GROWTH OF THE PROJECT
Slowly Peter McKenzie’s vision took shape. The Trust developed the Reserve, creating wetlands, planting many indigenous trees and shrubs, building aviaries and animal enclosures to house numerous native birds and lizards, including the ancient tuatara. The project was joined by eminent botanist John Dawson and geologist and naturalist Charles Fleming (later to become Sir Charles Fleming). The Arboretum was planted and battles commenced against an army of introduced pests, including starlings, rabbits, rats and possums. Scaup and grey teal were introduced and in 1981 an Information Centre was built.
Ngā Manu Sanctuary was opened in late 1981 by the Minister for the Environment, Dr Ian Shearer, and was attended by local politicians, representatives from the New Zealand Wildlife Service and conservation organisations, along with many of those who had contributed to the establishment of the sanctuary. Not long afterwards, Ngā Manu was purchased from Moss Smith. By 1984 there were over 17,000 visitors per year, and in 1989 the Nocturnal House was built. The 1990s saw a significant increase in the number of visitors to the Reserve and a new Education Centre was built, which also provided a function venue for weddings and celebrations.
In 2012 Ngā Manu Trust sadly lost its founder Peter McKenzie, but his legacy lives on in the plants and animals of the Reserve. Ngā Manu Nature Reserve not only encompasses a valuable and rare fragment of original lowland forest, it also symbolises a future where our indigenous natural heritage is not only valued and preserved, but is integrated back into our landscape, lives and consciousness.
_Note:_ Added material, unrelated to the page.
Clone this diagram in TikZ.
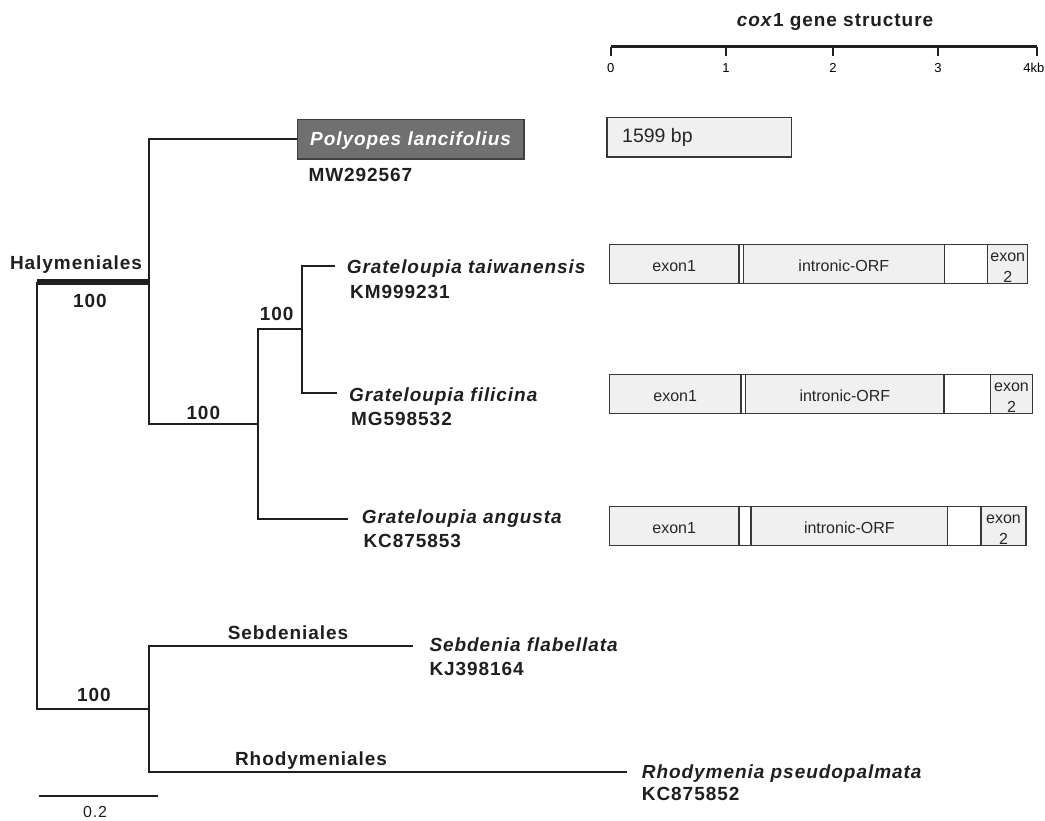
\documentclass[tikz,border=0pt]{standalone}
\usepackage{fontspec}
\setmainfont{Liberation Sans}
\newfontfamily\treefont{Liberation Sans}[LetterSpace=5]
\usepackage{tikz}

\definecolor{segfill}{gray}{0.94}
\definecolor{segline}{gray}{0.22}
\definecolor{polyfill}{gray}{0.44}
\definecolor{ink}{gray}{0.12}

\tikzset{
  branch/.style={line width=2pt, draw=ink},
  taxon/.style={font=\treefont\bfseries\itshape\fontsize{19}{21}\selectfont, text=ink, inner sep=0pt, text height=13.6pt, text depth=0pt, anchor=west},
  accno/.style={font=\treefont\bfseries\fontsize{19}{21}\selectfont, text=ink, inner sep=0pt, text height=13.6pt, text depth=0pt, anchor=west},
  clade/.style={font=\treefont\bfseries\fontsize{19}{21}\selectfont, text=ink, inner sep=0pt, text height=13.6pt, text depth=0pt},
  seg/.style={draw=segline, line width=1.2pt, fill=segfill},
  gapseg/.style={draw=segline, line width=1.2pt, fill=white},
  genetxt/.style={font=\fontsize{16}{18}\selectfont, text=black!85, inner sep=0pt, text height=11.5pt, text depth=0pt},
}

\begin{document}
\begin{tikzpicture}[x=1pt,y=-1pt]
\useasboundingbox (0,0) rectangle (1045,821);

% Gene scale
\node[clade] (title) at (835,20) {\textit{cox}1 gene structure};
\draw[line width=3pt, draw=ink] (610.7,46.7) -- (1036.7,46.7);
\foreach \x/\l in {610.7/0,726/1,833/2,938/3,1036.7/4}
\draw[line width=2pt, draw=ink] (\x,46.7) -- (\x,56);
\foreach \x/\l in {610.7/0,726/1,833/2,938/3}
\node[font=\fontsize{13}{15}\selectfont, inner sep=0pt, text height=9.3pt, text depth=0pt] (tick\l) at (\x,68.3) {\l};
\node[font=\fontsize{13}{15}\selectfont, inner sep=0pt, text height=9.3pt, text depth=0pt, anchor=east] (tick4) at (1044.5,68.3) {4kb};

% Polyopes gene
\draw[seg] (607,117.7) rectangle (791.7,157);
\node[font=\fontsize{19.5}{22}\selectfont, text=black!85, inner sep=0pt, text height=14pt, text depth=0pt, anchor=west] (bp) at (622,135.5) {1599 bp};

% Grateloupia genes
\foreach \t/\a/\b/\c/\d/\e/\f [count=\r] in {244.7/609.3/739/743.3/944.3/987.7/1027.7, 374.7/609.3/741/745.7/944/990.7/1032.3, 506.7/609.3/739/751/947.7/981/1026}{
  \draw[seg] (\a,\t) rectangle (\b,{\t+39});
  \draw[gapseg] (\b,\t) rectangle (\c,{\t+39});
  \draw[seg] (\c,\t) rectangle (\d,{\t+39});
  \draw[gapseg] (\d,\t) rectangle (\e,{\t+39});
  \draw[seg] (\e,\t) rectangle (\f,{\t+39});
  \node[genetxt] (exA\r) at ({(\a+\b)/2},{\t+21}) {exon1};
  \node[genetxt] (orf\r) at ({(\c+\d)/2},{\t+21}) {intronic-ORF};
  \node[genetxt, anchor=base] (exB\r) at ({(\e+\f)/2},{\t+17}) {exon};
  \node[genetxt, anchor=base] (exC\r) at ({(\e+\f)/2},{\t+38}) {2};
}

% Tree nodes
\coordinate (root) at (37,281.7);
\coordinate (hal) at (149,281.7);
\coordinate (gra) at (258,424);
\coordinate (inn) at (301.5,329.3);
\coordinate (outg) at (149,709);
\coordinate (taiE) at (335,265.7);
\coordinate (filE) at (337,393.3);
\coordinate (angE) at (348,519.3);
\coordinate (sebE) at (412.7,645.7);
\coordinate (rhoE) at (626.7,772.3);

% Taxa
\node[draw=black!75, line width=1.2pt, fill=polyfill, minimum width=226.7pt, minimum height=39.7pt,
  inner sep=0pt, text=white, text height=13.6pt, text depth=0pt,
  font=\treefont\bfseries\itshape\fontsize{19}{21}\selectfont] (poly) at (410.6,139.2) {Polyopes lancifolius};
\node[accno] (polyacc) at (308.3,175) {MW292567};
\node[taxon] (tai) at (346.7,266.7) {Grateloupia taiwanensis};
\node[accno] (taiacc) at (350,292) {KM999231};
\node[taxon] (fil) at (349,395) {Grateloupia filicina};
\node[accno] (filacc) at (351,418.3) {MG598532};
\node[taxon] (ang) at (361.7,516.7) {Grateloupia angusta};
\node[accno] (angacc) at (363.3,540.5) {KC875853};
\node[taxon] (seb) at (429.3,645) {Sebdenia flabellata};
\node[accno] (sebacc) at (429.3,668.3) {KJ398164};
\node[taxon] (rho) at (641.7,771.7) {Rhodymenia pseudopalmata};
\node[accno] (rhoacc) at (641.7,794) {KC875852};

% Branches
\draw[line width=6pt, draw=ink] (root) -- (hal);
\draw[branch] (root) |- (outg);
\draw[branch] (hal) |- (poly.west);
\draw[branch] (hal) |- (gra);
\draw[branch] (gra) |- (inn);
\draw[branch] (gra) |- (angE);
\draw[branch] (inn) |- (taiE);
\draw[branch] (inn) |- (filE);
\draw[branch] (outg) |- (sebE);
\draw[branch] (outg) |- (rhoE);

% Clade labels
\node[clade] (halym) at (76,262.7) {Halymeniales};
\node[clade] (bsHal) at (90,301) {100};
\node[clade] (bsGra) at (203.3,412.7) {100};
\node[clade] (bsInn) at (276.7,314) {100};
\node[clade] (bsOut) at (94,695) {100};
\node[clade] (sebd) at (288,632.7) {Sebdeniales};
\node[clade] (rhod) at (311,758.3) {Rhodymeniales};

% Scale bar
\coordinate (sbL) at (39,796.3);
\coordinate (sbR) at (157.7,796.3);
\draw[branch] (sbL) -- (sbR);
\node[font=\treefont\fontsize{16}{18}\selectfont, text=ink, inner sep=0pt, text height=11.5pt, text depth=0pt] (sblab) at (95,811.7) {0.2};
\end{tikzpicture}
\end{document}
This short history was edited from the Ngā Manu History Project blog, written by Dr Catherine Knight, who was previously a Ngā Manu Trustee (Dec 2010 to July 2017).
The objectives of the Trust are the preservation and conservation of New Zealand native flora and fauna, and strengthening the connection between people and nature through education.
The Ngā Manu Trust was formed in 1974 when an opportunity arose to purchase a 14-hectare site being the largest coastal lowland swamp forest remaining on the Kāpiti Coast, perfect for delivering the objectives of the Trust. This is now known as the Ngā Manu Nature Reserve. Education and research are a major part of the Trust activities along with involvement in native species recovery programmes.
The Board comprises of the following Trustees:
Patricia Stuart (Chair)
Christine Brabender (Advisory Trustee)
Morag Taimalietane (Advisory Trustee)
Ruth McKenzie (Advisory Trustee)
Ngā Manu Images is a vast collection of nature images captured by Ngā Manu founders Peter McKenzie and David Mudge. Both men pioneered new techniques such as time-lapse photography. They trained their observations on drama such as nest predation, the pollination of Dactylanthus by bats, and extraordinary closeups of birds feeding. Many of the events had never been captured before and added to our understanding of complex biological relationships. Many of the images stand on the merits of their beauty alone. Both men took the view that the images should be freely available for non-commercial purposes, and especially for school students. The images featured on our website are only a small portion of what is available upon request.